The MSC hopes that in most parts of the country it will fulfil the objective that no young person who left school in Easter or summer of 1978 and who remains unemployed at Easter 1979 shall be without the offer of a suitable opportunity in the programme. However a considerable task remains in certain areas of high youth unemployment.

36. Mr. Edwin Wainwright

asked the Secretary of State for Employment if he will make a statement on employment prospects and plans for improving employment opportunities in South Yorkshire, especially in those areas where there are large pockets of high unemployment.

Mr. Golding

At 6.3 per cent. the level of unemployment in South Yorkshire is far too high, and there are areas, such as Mexborough, where unemployment is considerably more severe than the average for the county would imply. My Department's special employment measures have so far helped nearly 23,500 people in South Yorkshire, making a positive contribution towards alleviating unemployment in the short term. As my right hon. Friend announced earlier today, the youth opportunities programme and special temporary employment programme are to be further expanded and the job release scheme is to continue; the Government also intend to introduce a scheme for the support of short time working to replace the temporary employment subsidy, and are considering a new subsidy for firms which are re-structuring to preserve jobs which would otherwise disappear.

The designation of the county as an assisted area will continue to help attract permanent jobs—selective financial assistance under section 7 of the Industry Act has so far safeguarded over 5,100 existing jobs in the area, and created 14,600 new ones. Moreover, I hope that the modernisation and extension of the Sheffield and South Yorkshire Navigation Scheme between Doncaster and Rotherham, which the Government have recently approved, will enhance employment prospects, both by providing jobs directly in its construction and operation and by attracting new industries which might use it.

Mr. Steen

asked the Secretary of State for Employment what steps he has taken to ensure that the closest partnership exists between local authorities, employer and voluntary bodies sponsoring schemes under the youth opportunities and special training employment programmes; and if he will make a statement.

Mr. Golding

, pursuant to his reply [Official Report, 19 February 1979], gave the following information:

I am informed by the Manpower Services Commission that it seeks the fullest co-operation of local authorities, employers and voluntary bodies at national, area and local level. The special programmes board, which includes representatives of all their groups, plays a key part in determining how the programmes should operate and what the targets should be.

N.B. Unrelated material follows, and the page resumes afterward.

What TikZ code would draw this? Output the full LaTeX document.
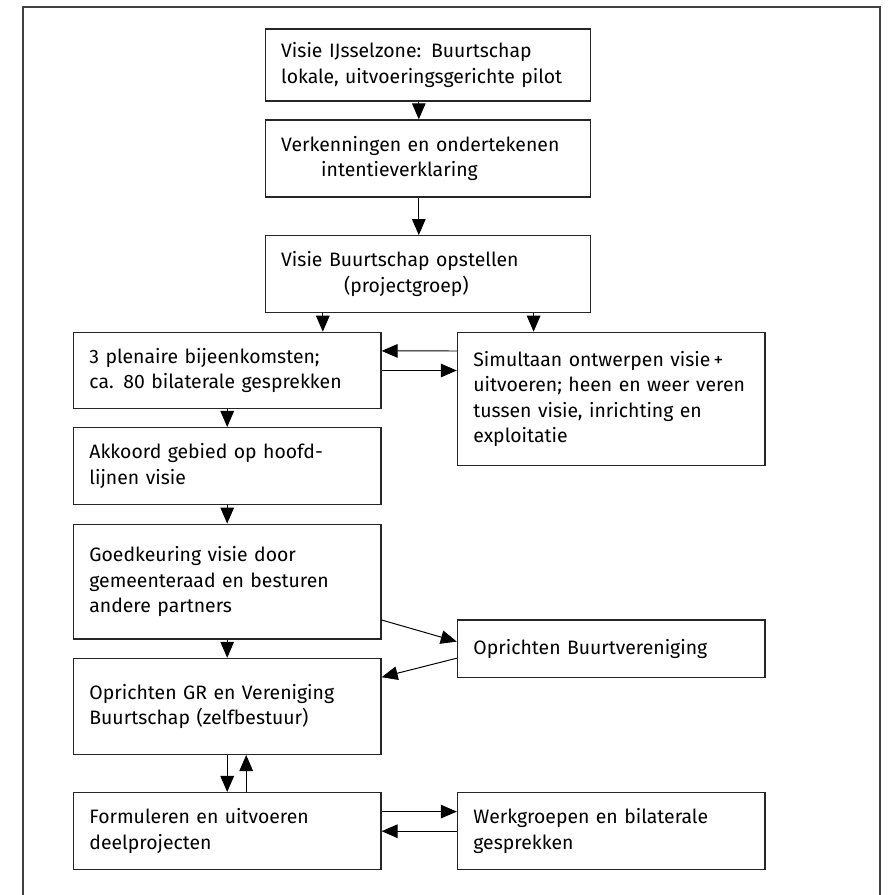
\documentclass[tikz,border=0pt]{standalone}
\usepackage{fontspec}
\setmainfont{Fira Sans}
\usetikzlibrary{arrows.meta}

\begin{document}
\begin{tikzpicture}[>={Triangle[length=0.4cm,width=0.34cm]}, line width=0.7pt,
    blok/.style={draw=black!85, line width=0.9pt, align=left, inner xsep=0.4cm,
	inner ysep=0pt, font=\fontsize{13.8}{18.2}\selectfont},
    breed/.style={blok, text width=7.34cm},
    smal/.style={blok, text width=6.89cm}]
    \useasboundingbox (0,0) rectangle (22.35,-22.375);
    \draw [black!75, line width=1pt] (0.57,-22.375) |- (22.0,-0.17) -- (22.0,-22.375);
    \path (10.70, -1.625) node [breed,minimum height=1.8cm]
	(ijssel) {Visie IJsselzone: Buurtschap\\lokale, uitvoeringsgerichte pilot};
    \path (10.70, -3.96) node [breed,minimum height=1.925cm]
	(verk) {Verkenningen en ondertekenen\\\hspace*{1cm}intentieverklaring};
    \path (10.70, -6.855) node [breed,minimum height=1.925cm]
	(visie) {Visie Buurtschap opstellen\\\hspace*{1.57cm}(projectgroep)};
    \path ( 5.68, -9.2625) node [smal,minimum height=1.91cm]
	(plenair) {3 plenaire bijeenkomsten;\\ca. 80 bilaterale gesprekken};
    \path (15.28, -9.975) node [smal,minimum height=3.335cm]
	(simult) {Simultaan ontwerpen visie\,+\\uitvoeren; heen en weer veren\\tussen visie, inrichting en\\exploitatie};
    \path ( 5.68,-11.65) node [smal,minimum height=1.92cm]
	(akkoord) {Akkoord gebied op hoofd-\\lijnen visie};
    \path ( 5.68,-14.54) node [smal,minimum height=2.87cm]
	(goedk) {Goedkeuring visie door\\gemeenteraad en besturen\\andere partners};
    \path (15.28,-16.22) node [smal,minimum height=1.44cm]
	(buurtver) {Oprichten Buurtvereniging};
    \path ( 5.68,-17.66) node [smal,minimum height=2.4cm]
	(oprgr) {Oprichten GR en Vereniging\\Buurtschap (zelfbestuur)};
    \path ( 5.68,-20.78) node [smal,minimum height=1.93cm]
	(formul) {Formuleren en uitvoeren\\deelprojecten};
    \path (15.28,-20.78) node [smal,minimum height=1.93cm]
	(werkgr) {Werkgroepen en bilaterale\\gesprekken};
    \draw [->] ([xshift=-0.23cm]ijssel.south) -- ([xshift=-0.23cm]verk.north);
    \draw [->] ([xshift=-0.23cm]verk.south) -- ([xshift=-0.23cm]visie.north);
    \draw [->] ([xshift=-2.63cm]visie.south) -- ([xshift=-2.63cm]visie.south |- plenair.north);
    \draw [->] ([xshift=2.64cm]visie.south) -- ([xshift=2.64cm]visie.south |- simult.north);
    \draw [->] ([yshift=1.2cm]simult.west) -- ([yshift=0.49cm]plenair.east);
    \draw [->] (plenair.east) -- (plenair.east -| simult.west);
    \draw [->] (plenair) -- (akkoord);
    \draw [->] (akkoord) -- (goedk);
    \draw [->] (goedk) -- (oprgr);
    \draw [->] ([yshift=-0.96cm]goedk.east) -- ([yshift=0.18cm]buurtver.west);
    \draw [->] ([yshift=-0.235cm]buurtver.west) -- ([yshift=0.73cm]oprgr.east);
    \draw [->] (oprgr) -- (formul);
    \draw [->] ([xshift=0.475cm]formul.north) -- ([xshift=0.475cm]oprgr.south);
    \draw [->] ([yshift=0.49cm]formul.east) -- ([yshift=0.49cm]werkgr.west);
    \draw [->] (werkgr) -- (formul);
\end{tikzpicture}
\end{document}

The 28 area boards bring together representatives of local authorities, employers, voluntary organisations and trade unions in their area under an independent chairman. They play a vital part in determining the size, shape and quality of the programme in their areas and are currently considering plans for 1979–80. In addition, many local education authorities have formed groups below the level of area boards. They normally include representatives of voluntary organisations, the education service and the youth service, and fulfil two important roles. First, they review the operation of the programme in a locality, bringing forward ideas for projects. Secondly, they provide a channel of communication with young people.